>> Start SUPPLIED MATERIAL

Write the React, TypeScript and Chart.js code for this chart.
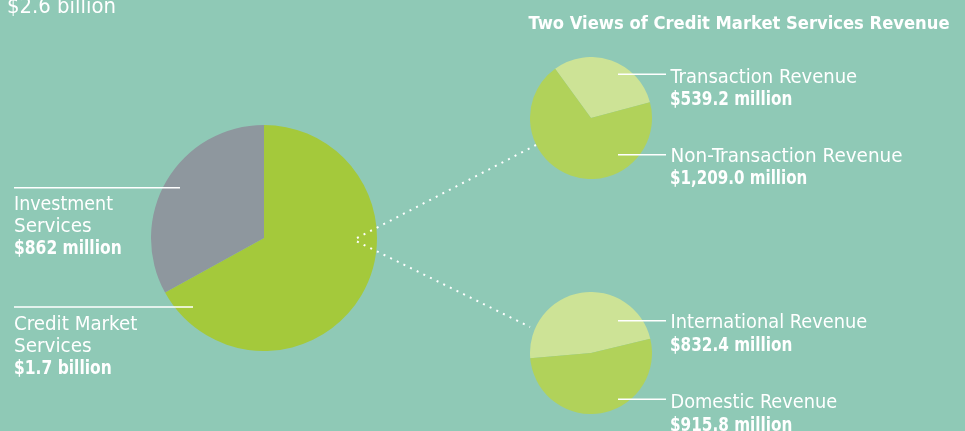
import React, { useEffect, useRef } from "react";
import { Chart, registerables } from "chart.js";

Chart.register(...registerables);

// ---- data ----
const segmentLabels = ["Credit Market Services", "Investment Services"];
const segmentValues = [1748.2, 862];
const transactionLabels = ["Transaction Revenue", "Non-Transaction Revenue"];
const transactionValues = [539.2, 1209.0];
const geographyLabels = ["International Revenue", "Domestic Revenue"];
const geographyValues = [832.4, 915.8];

const totalLabel = "$2.6 billion";
const titleText = "Two Views of Credit Market Services Revenue";

const BG = "#8fc9b6";
const FONT = "'DejaVu Sans Condensed', 'Liberation Sans Narrow', Roboto, sans-serif";

type PieProps = {
  labels: string[];
  values: number[];
  colors: string[];
  rotation: number;
  left: number;
  top: number;
  size: number;
};

function PieCanvas({ labels, values, colors, rotation, left, top, size }: PieProps) {
  const ref = useRef<HTMLCanvasElement | null>(null);
  useEffect(() => {
    if (!ref.current) return;
    const chart = new Chart(ref.current, {
      type: "pie",
      data: {
        labels,
        datasets: [
          {
            data: values,
            backgroundColor: colors,
            borderWidth: 0,
            hoverOffset: 0,
            offset: 0,
          },
        ],
      },
      options: {
        responsive: false,
        animation: false,
        rotation,
        layout: { padding: 0 },
        plugins: {
          legend: { display: false },
          tooltip: { enabled: false },
          title: { display: false },
        },
        events: [],
      },
    });
    return () => chart.destroy();
  }, []);
  return (
    <canvas
      ref={ref}
      width={size}
      height={size}
      style={{ position: "absolute", left, top, width: size, height: size }}
    />
  );
}

type TProps = { x: number; y: number; w: number; b?: boolean; size?: number; children: string };

function T({ x, y, w, b, size, children }: TProps) {
  return (
    <text
      x={x}
      y={y}
      textLength={w}
      lengthAdjust="spacingAndGlyphs"
      fill="#ffffff"
      style={{
        fontFamily: FONT,
        fontSize: size ?? 20,
        fontWeight: b ? 700 : 400,
      }}
    >
      {children}
    </text>
  );
}

export default function App() {
  useEffect(() => {
    document.body.style.margin = "0";
    document.body.style.background = BG;
  }, []);

  const lineStyle = { stroke: "#ffffff", strokeWidth: 1.6 } as any;
  const dotStyle = { stroke: "#ffffff", strokeWidth: 2, strokeDasharray: "2 5.4" } as any;

  return (
    <div
      style={{
        position: "relative",
        width: 965,
        height: 431,
        overflow: "hidden",
        background: BG,
      }}
    >
      <PieCanvas
        labels={segmentLabels}
        values={segmentValues}
        colors={["#a4c93b", "#8e979e"]}
        rotation={0}
        left={151}
        top={125}
        size={226}
      />
      <PieCanvas
        labels={transactionLabels}
        values={transactionValues}
        colors={["#cde396", "#b1d25a"]}
        rotation={-36}
        left={530}
        top={57}
        size={122}
      />
      <PieCanvas
        labels={geographyLabels}
        values={geographyValues}
        colors={["#cde396", "#b1d25a"]}
        rotation={-95}
        left={530}
        top={292}
        size={122}
      />
      <svg
        width={965}
        height={431}
        style={{ position: "absolute", left: 0, top: 0, pointerEvents: "none" }}
      >
        {/* dotted connectors */}
        <line x1={357} y1={238} x2={536} y2={145} style={dotStyle} />
        <line x1={357} y1={241.5} x2={530} y2={327} style={dotStyle} />

        {/* top-left total */}
        <T x={7} y={12.5} w={109} size={21}>{totalLabel}</T>

        {/* left labels */}
        <line x1={14} y1={187.7} x2={180} y2={187.7} style={lineStyle} />
        <T x={14} y={210} w={99}>Investment</T>
        <T x={14} y={231.7} w={77.7}>Services</T>
        <T x={14} y={253.5} w={107.7} b>$862 million</T>

        <line x1={14} y1={307} x2={193} y2={307} style={lineStyle} />
        <T x={14} y={330} w={123.3}>Credit Market</T>
        <T x={14} y={352.3} w={77.7}>Services</T>
        <T x={14} y={374.3} w={97.7} b>$1.7 billion</T>

        {/* title */}
        <T x={528.5} y={29.3} w={421} b size={18.5}>{titleText}</T>

        {/* top-right pie labels */}
        <line x1={618} y1={74.3} x2={666} y2={74.3} style={lineStyle} />
        <T x={670.5} y={82.5} w={186.7}>Transaction Revenue</T>
        <T x={670} y={105} w={122.3} b>$539.2 million</T>

        <line x1={618} y1={154.7} x2={666} y2={154.7} style={lineStyle} />
        <T x={670.5} y={161.7} w={232}>Non-Transaction Revenue</T>
        <T x={670} y={184} w={137.3} b>$1,209.0 million</T>

        {/* bottom-right pie labels */}
        <line x1={618} y1={320.7} x2={666} y2={320.7} style={lineStyle} />
        <T x={670.5} y={327.7} w={196.7}>International Revenue</T>
        <T x={670} y={351} w={122.3} b>$832.4 million</T>

        <line x1={618} y1={399.3} x2={666} y2={399.3} style={lineStyle} />
        <T x={670.5} y={407.7} w={166.7}>Domestic Revenue</T>
        <T x={670} y={431} w={122.3} b>$915.8 million</T>
      </svg>
    </div>
  );
}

>> End SUPPLIED MATERIAL

Return the material word for word. Pictures are not part of the copy.

Write the React, TypeScript and Chart.js code for this chart.
import React, { useEffect, useRef } from "react";
import { Chart, registerables } from "chart.js";

Chart.register(...registerables);

// ---- data ----
const segmentLabels = ["Credit Market Services", "Investment Services"];
const segmentValues = [1748.2, 862];
const transactionLabels = ["Transaction Revenue", "Non-Transaction Revenue"];
const transactionValues = [539.2, 1209.0];
const geographyLabels = ["International Revenue", "Domestic Revenue"];
const geographyValues = [832.4, 915.8];

const totalLabel = "$2.6 billion";
const titleText = "Two Views of Credit Market Services Revenue";

const BG = "#8fc9b6";
const FONT = "'DejaVu Sans Condensed', 'Liberation Sans Narrow', Roboto, sans-serif";

type PieProps = {
  labels: string[];
  values: number[];
  colors: string[];
  rotation: number;
  left: number;
  top: number;
  size: number;
};

function PieCanvas({ labels, values, colors, rotation, left, top, size }: PieProps) {
  const ref = useRef<HTMLCanvasElement | null>(null);
  useEffect(() => {
    if (!ref.current) return;
    const chart = new Chart(ref.current, {
      type: "pie",
      data: {
        labels,
        datasets: [
          {
            data: values,
            backgroundColor: colors,
            borderWidth: 0,
            hoverOffset: 0,
            offset: 0,
          },
        ],
      },
      options: {
        responsive: false,
        animation: false,
        rotation,
        layout: { padding: 0 },
        plugins: {
          legend: { display: false },
          tooltip: { enabled: false },
          title: { display: false },
        },
        events: [],
      },
    });
    return () => chart.destroy();
  }, []);
  return (
    <canvas
      ref={ref}
      width={size}
      height={size}
      style={{ position: "absolute", left, top, width: size, height: size }}
    />
  );
}

type TProps = { x: number; y: number; w: number; b?: boolean; size?: number; children: string };

function T({ x, y, w, b, size, children }: TProps) {
  return (
    <text
      x={x}
      y={y}
      textLength={w}
      lengthAdjust="spacingAndGlyphs"
      fill="#ffffff"
      style={{
        fontFamily: FONT,
        fontSize: size ?? 20,
        fontWeight: b ? 700 : 400,
      }}
    >
      {children}
    </text>
  );
}

export default function App() {
  useEffect(() => {
    document.body.style.margin = "0";
    document.body.style.background = BG;
  }, []);

  const lineStyle = { stroke: "#ffffff", strokeWidth: 1.6 } as any;
  const dotStyle = { stroke: "#ffffff", strokeWidth: 2, strokeDasharray: "2 5.4" } as any;

  return (
    <div
      style={{
        position: "relative",
        width: 965,
        height: 431,
        overflow: "hidden",
        background: BG,
      }}
    >
      <PieCanvas
        labels={segmentLabels}
        values={segmentValues}
        colors={["#a4c93b", "#8e979e"]}
        rotation={0}
        left={151}
        top={125}
        size={226}
      />
      <PieCanvas
        labels={transactionLabels}
        values={transactionValues}
        colors={["#cde396", "#b1d25a"]}
        rotation={-36}
        left={530}
        top={57}
        size={122}
      />
      <PieCanvas
        labels={geographyLabels}
        values={geographyValues}
        colors={["#cde396", "#b1d25a"]}
        rotation={-95}
        left={530}
        top={292}
        size={122}
      />
      <svg
        width={965}
        height={431}
        style={{ position: "absolute", left: 0, top: 0, pointerEvents: "none" }}
      >
        {/* dotted connectors */}
        <line x1={357} y1={238} x2={536} y2={145} style={dotStyle} />
        <line x1={357} y1={241.5} x2={530} y2={327} style={dotStyle} />

        {/* top-left total */}
        <T x={7} y={12.5} w={109} size={21}>{totalLabel}</T>

        {/* left labels */}
        <line x1={14} y1={187.7} x2={180} y2={187.7} style={lineStyle} />
        <T x={14} y={210} w={99}>Investment</T>
        <T x={14} y={231.7} w={77.7}>Services</T>
        <T x={14} y={253.5} w={107.7} b>$862 million</T>

        <line x1={14} y1={307} x2={193} y2={307} style={lineStyle} />
        <T x={14} y={330} w={123.3}>Credit Market</T>
        <T x={14} y={352.3} w={77.7}>Services</T>
        <T x={14} y={374.3} w={97.7} b>$1.7 billion</T>

        {/* title */}
        <T x={528.5} y={29.3} w={421} b size={18.5}>{titleText}</T>

        {/* top-right pie labels */}
        <line x1={618} y1={74.3} x2={666} y2={74.3} style={lineStyle} />
        <T x={670.5} y={82.5} w={186.7}>Transaction Revenue</T>
        <T x={670} y={105} w={122.3} b>$539.2 million</T>

        <line x1={618} y1={154.7} x2={666} y2={154.7} style={lineStyle} />
        <T x={670.5} y={161.7} w={232}>Non-Transaction Revenue</T>
        <T x={670} y={184} w={137.3} b>$1,209.0 million</T>

        {/* bottom-right pie labels */}
        <line x1={618} y1={320.7} x2={666} y2={320.7} style={lineStyle} />
        <T x={670.5} y={327.7} w={196.7}>International Revenue</T>
        <T x={670} y={351} w={122.3} b>$832.4 million</T>

        <line x1={618} y1={399.3} x2={666} y2={399.3} style={lineStyle} />
        <T x={670.5} y={407.7} w={166.7}>Domestic Revenue</T>
        <T x={670} y={431} w={122.3} b>$915.8 million</T>
      </svg>
    </div>
  );
}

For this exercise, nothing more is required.